Support for liberalizing higher education is manifestly weaker. Yet, in many countries, families are already spending heavily to compensate for the deficiencies of the state-run system. To fatten up their children’s resumes, parents pay for supplementary courses and internships. In most cases, that won’t be enough. Still, it is encouraging to observe that more and more Europeans realize that a diploma does not necessarily lead to suitable job offers, and that the public sector no longer provides an automatic refuge for people with dubious job qualifications.
Pension systems are also gradually changing.
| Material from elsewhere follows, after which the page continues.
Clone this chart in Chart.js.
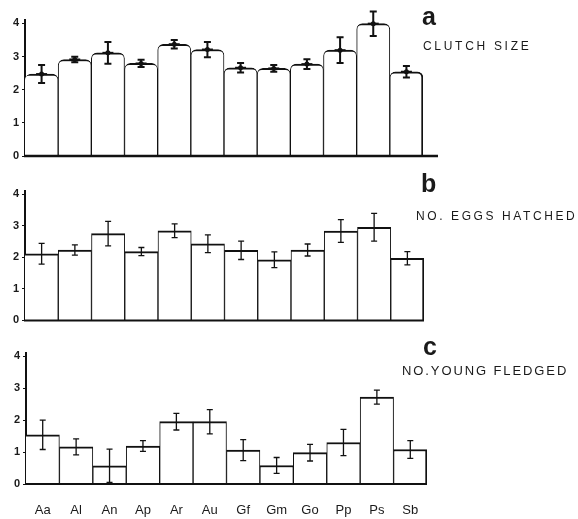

The dilemma for lawmakers today is how to persuade young people to finance their own private pension schemes, while also consenting to pay for their elders who have already retired or will do so in the next few years. Not surprisingly, such proposals meet with fierce resistance. But few young people have any illusions about government budgets financing their retirements. If all goes well, those budgets may suffice to provide assistance to the poor.
Last but not least, personal income taxes are no longer increasing in most of the EU area, and in many cases the tax bite on work-derived incomes has actually decreased. It is true that this trend has been offset by a rise in indirect taxes or social security contributions, so that the overall tax burden has barely changed. Nevertheless, it is encouraging that people are less willing to accept a raid on their labor income than a reduction in their purchasing power at the moment of consumption.
One hopes that this change of emphasis reflects a growing respect for work and its fruits. That would be a promising development for Europe, provided its political leaders do not take too long to recognize the shift and act accordingly.